Delfina Erochenko Gentile | Estados Unidos
@|Un niño de cinco años desliza sus dedos pequeños sobre la pantalla de una tablet, con una precisión casi experta que carecen los adultos más adestrados en el mundo de la tecnología. En un restaurante, a un bebé se le coloca un celular en frente, en el cual se reproduce un video de YouTube; el bebé se ríe mientras unas caricaturas cantan. Los padres, felices. Total, ya no tienen que dejar de lado la comida y la conversación porque el hijo ya está ensimismado en el mundo de las canciones infantiles al que ese pequeñito aparato, casi mágico, le está dando acceso.
Casos como estos, todos los hemos visto, o tal vez hemos conocido a algunos de esos padres cansados. De esos que después de una jornada larga, ardua, ya no da más. De esos padres que quieren un poco de paz y tranquilidad. Esa tentación de dejar que estos aparatos desempeñen el papel de padre o madre, aunque sea tan solo por unos minutos, a muchos les gana. Pero con tal de obtener esa ansiada tranquilidad, ¿no estaremos dándole rienda suelta a una bestia cuya hambre insaciable por lo fácil y rápido, las soluciones inmediatas, y el placer inmediato no tenga fin? No se trata de criticar las decisiones de los padres, pero sí de quitarles la venda de los ojos para que entiendan que aunque tengamos las mejores intenciones para los niños, la tecnología puede ser un lobo disfrazado de abuelita.

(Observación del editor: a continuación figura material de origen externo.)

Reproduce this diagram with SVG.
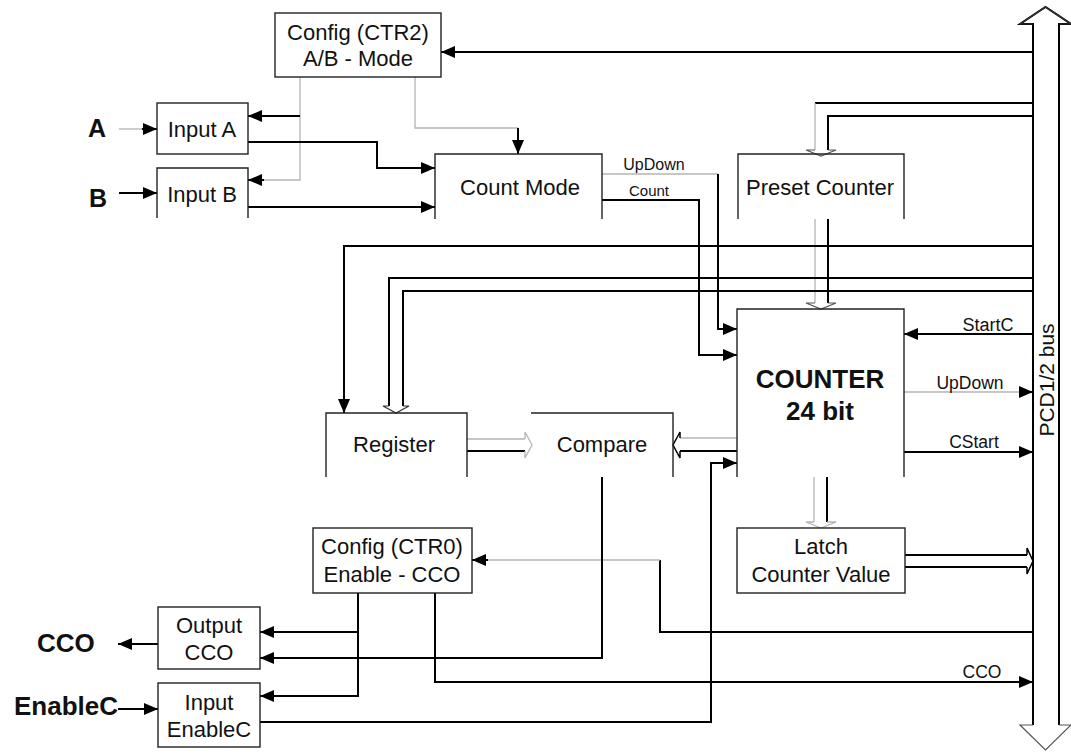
<svg xmlns="http://www.w3.org/2000/svg" width="1071" height="753" viewBox="0 0 1071 753">
<defs>
<marker id="ah" markerUnits="userSpaceOnUse" markerWidth="14" markerHeight="12" refX="14" refY="6" orient="auto" viewBox="0 0 14 12"><path d="M0,0 L14,6 L0,12 z" fill="#000"/></marker>
</defs>
<style>
.box{fill:#fff;stroke:#222;stroke-width:1.4}
.open{fill:none;stroke:#222;stroke-width:1.4}
.t{font-family:"Liberation Sans",Arial,sans-serif;font-size:22px;fill:#111;text-anchor:middle}
.b{font-family:"Liberation Sans",Arial,sans-serif;font-weight:bold;fill:#111}
.s{font-family:"Liberation Sans",Arial,sans-serif;fill:#111;text-anchor:middle}
.k{fill:none;stroke:#000;stroke-width:2}
.g{fill:none;stroke:#b4b4b4;stroke-width:1.3}
.ka{fill:none;stroke:#000;stroke-width:2;marker-end:url(#ah)}
.ga{fill:none;stroke:#b4b4b4;stroke-width:1.3;marker-end:url(#ah)}
.hg{fill:#fff;stroke:#b4b4b4;stroke-width:1.3}
.hk{fill:#fff;stroke:#000;stroke-width:1.5}
</style>
<rect width="1071" height="753" fill="#fff"/>

<g id="connectors">
<!-- bus to config ctr2 -->
<path class="ka" d="M1033,52 H441"/>
<!-- config ctr2 to inputs -->
<path class="g" d="M300,77 V180 H262"/>
<path class="ka" d="M264,180 H248"/>
<path class="ka" d="M300,116 H248"/>
<path class="g" d="M415,77 V128 H518"/>
<path class="ka" d="M518,128 V154"/>
<!-- external inputs -->
<path class="g" d="M119,129 H144"/>
<path class="ka" d="M142,129 H157"/>
<path class="ka" d="M119,193 H157"/>
<!-- inputs to count mode -->
<path class="ka" d="M248,142 H377 V168 H435"/>
<path class="ka" d="M248,207 H435"/>
<!-- bus to preset counter -->
<path class="k" d="M1033,103 H815"/>
<path class="g" d="M815,103 V150"/>
<path class="k" d="M1033,116 H828 V150"/>
<path class="hk" d="M815,150 H806 L821,156 L836,150 H828" style="stroke:#555;stroke-width:1.2"/>
<!-- count mode to counter -->
<path class="g" d="M602,174 H718"/>
<path class="ka" d="M718,174 V329 H737"/>
<path class="ka" d="M602,200 H699 V355 H737"/>
<!-- preset to counter -->
<path class="g" d="M815,219 V303"/>
<path class="k" d="M828,219 V303"/>
<path class="hk" d="M815,303 H806 L821,309 L836,303 H828" style="stroke:#555;stroke-width:1.2"/>
<!-- bus to register -->
<path class="ka" d="M1033,246 H344 V413"/>
<path class="k" d="M1033,278 H389 V406"/>
<path class="k" d="M1033,291 H403 V406"/>
<path class="hk" d="M389,406 H383 L396,413 L409,406 H403" style="stroke:#333;stroke-width:1.2"/>
<!-- register to compare -->
<path class="g" d="M467,439 H525"/>
<path class="k" d="M467,451 H525"/>
<path class="hg" d="M525,439 V432 L532,445 L525,458 V451"/>
<!-- counter to compare -->
<path class="g" d="M737,438 H680"/>
<path class="k" d="M737,451 H680"/>
<path class="hk" d="M680,438 V432 L673,445 L680,458 V451"/>
<!-- counter right side -->
<path class="ka" d="M1033,334 H904"/>
<path class="g" d="M904,392 H1022"/>
<path class="ka" d="M1020,392 H1033"/>
<path class="ka" d="M904,452 H1033"/>
<!-- counter to latch -->
<path class="g" d="M814,477 V522"/>
<path class="k" d="M827,477 V522"/>
<path class="hg" d="M814,522 H806 L821,528 L836,522 H827"/>
<!-- latch to bus -->
<path class="k" d="M905,555 H1027"/>
<path class="k" d="M905,567 H1027"/>
<path class="hk" d="M1027,555 V548 L1033,561 L1027,574 V567"/>
<!-- bus to config ctr0 -->
<path class="k" d="M1033,632 H660 V560"/>
<path class="g" d="M660,560 H486"/>
<path class="ka" d="M488,560 H472"/>
<!-- compare to output cco -->
<path class="ka" d="M602,477 V658 H260"/>
<!-- config ctr0 outputs -->
<path class="ka" d="M358,593 V696 H260"/>
<path class="ka" d="M358,632 H260"/>
<path class="ka" d="M435,593 V682 H1033"/>
<!-- enableC to counter -->
<path class="ka" d="M260,722 H711 V463 H737"/>
<!-- external outputs -->
<path class="ka" d="M158,644 H118"/>
<path class="ka" d="M118,709 H158"/>
</g>

<g id="bus">
<path d="M1033,725 V24 H1020 L1045.5,7 L1071,24 H1059 V725 H1071 L1045.5,750 L1020,725 z" fill="#fff" stroke="none"/>
<path d="M1033,725 V24 H1020 L1045.5,7 L1071,24 H1059 V725" fill="none" stroke="#000" stroke-width="2"/>
<path d="M1033,725 H1020 L1045.5,750 L1071,725 H1059" fill="none" stroke="#555" stroke-width="1.2"/>
<path d="M1033,24 H1020 L1045.5,7 L1071,24 H1059" fill="none" stroke="#333" stroke-width="1.2"/>
<text class="s" style="font-size:21px" transform="translate(1054,380) rotate(-90)">PCD1/2 bus</text>
</g>

<g id="config-ctr2">
<rect class="box" x="275" y="13" width="166" height="64"/>
<text class="t" x="358" y="40">Config (CTR2)</text>
<text class="t" x="358" y="66">A/B - Mode</text>
</g>

<g id="input-a">
<rect class="box" x="157" y="103" width="91" height="51"/>
<text class="t" x="202" y="137">Input A</text>
</g>

<g id="input-b">
<path class="open" d="M157,218 V168 H248 V218"/>
<text class="t" x="202" y="202">Input B</text>
</g>

<g id="label-a"><text class="b" x="88" y="137" font-size="25">A</text></g>
<g id="label-b"><text class="b" x="89" y="207" font-size="25">B</text></g>

<g id="count-mode">
<path class="open" d="M435,219 V154 H602 V219"/>
<text class="t" x="520" y="195">Count Mode</text>
<text class="s" x="654" y="170" font-size="16">UpDown</text>
<text class="s" x="649" y="196" font-size="15">Count</text>
</g>

<g id="preset-counter">
<path class="open" d="M738,219 V154 H904 V219"/>
<text class="t" x="820" y="195">Preset Counter</text>
</g>

<g id="counter">
<path class="open" d="M737,477 V309 H904 V477"/>
<text class="b" x="820" y="388" font-size="26" text-anchor="middle">COUNTER</text>
<text class="b" x="820" y="420" font-size="26" text-anchor="middle">24 bit</text>
<text class="s" x="988" y="331" font-size="18">StartC</text>
<text class="s" x="970" y="389" font-size="17.5">UpDown</text>
<text class="s" x="974" y="448" font-size="17.5">CStart</text>
</g>

<g id="register">
<path class="open" d="M326,477 V413 H467 V477"/>
<text class="t" x="394" y="452">Register</text>
</g>

<g id="compare">
<path class="open" d="M531,413 H673 V477"/>
<text class="t" x="602" y="452">Compare</text>
</g>

<g id="latch">
<rect class="box" x="737" y="528" width="168" height="65"/>
<text class="t" x="821" y="554">Latch</text>
<text class="t" x="821" y="582">Counter Value</text>
</g>

<g id="config-ctr0">
<rect class="box" x="313" y="528" width="159" height="65"/>
<text class="t" x="392" y="554">Config (CTR0)</text>
<text class="t" x="392" y="582">Enable - CCO</text>
</g>

<g id="output-cco">
<rect class="box" x="158" y="607" width="102" height="62"/>
<text class="t" x="209" y="633">Output</text>
<text class="t" x="209" y="660">CCO</text>
</g>

<g id="input-enablec">
<rect class="box" x="158" y="683" width="102" height="64"/>
<text class="t" x="209" y="710">Input</text>
<text class="t" x="209" y="737">EnableC</text>
</g>

<g id="label-cco"><text class="b" x="37" y="652" font-size="26">CCO</text></g>
<g id="label-enablec"><text class="b" x="118" y="715" font-size="26" text-anchor="end">EnableC</text></g>
<g id="label-cco-bus"><text class="s" x="982" y="678" font-size="17.5">CCO</text></g>
</svg>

A una edad cada vez más temprana, vemos como los pequeños toman sus primeros pasos introductorios en las redes, ya sea por influencia de sus amigos o porque los padres les han permitido abrir una cuenta social. Les da la bienvenida un mundo que puede ser acogedor, con oportunidades infinitas de hacer amigos y aprender más sobre sus intereses. Una enciclopedia infinita de conocimiento que contiene en sus estantes digitales más tomos que la legendaria Biblioteca de Alejandría. Sin embargo, este mundo también cuenta con una oscuridad tenebrosa que me estremece hasta los huesos. Una realidad en la que las cámaras de eco y el odio desmedido no tienen filtro, y en la cual los padres no siempre están presentes para explicarles a esos niños por qué algún fulanito desde el anonimato dice que todos quienes pertenecen a cierta religión deben morir, o por qué en la sección de comentarios de una noticia sobre un nuevo conflicto bélico, hay gente que recurre a las generalizaciones y los estereotipos para apoyar u oponerse a las violaciones de los derechos humanos que conllevan todas las guerras.
Aunque los padres monitoreen el contenido al que sus hijos están expuestos, aunque existan herramientas para vigilar los sitios de web a los que acuden y con quién hablan, es imposible que puedan protegerlos de todo.
Claro que hay que enseñarles a estos pequeños cuyas mentes en pleno desarrollo borbotean con infinita curiosidad y que todo lo quieren saber, que en la vida hay cosas buenas y malas. Que no todo es amor y paz, que las guerras sí que existen y le cobran peaje a todos los desgraciados que han tenido la mala suerte de nacer en el lugar equivocado durante el tiempo equivocado.
Pero esas enseñanzas suceden paulatinamente. No tienen por qué aprenderlo de golpe, expuestos a imágenes escalofriantes que dejan pálidos hasta a los adultos.
Estos jóvenes cerebros, bombardeados cotidianamente de información y publicidades, sin un resquicio de paz, adictos a la satisfacción de ver una tras otra, una cadena de videos breves, diseñados para satisfacer las partes más primitivas de nuestro cerebro, se convertirán en adultos de temperamento ermitaño que, al quedar hipnotizados con el canto de sirena de las redes, sentirán que no les hace falta nada en la vida. Estas redes se han vuelto un enredo del que nos cuesta escapar. Sobre todo, si de esta red no nos podemos desenredar ni los adultos; ¿existe esperanza para los niños?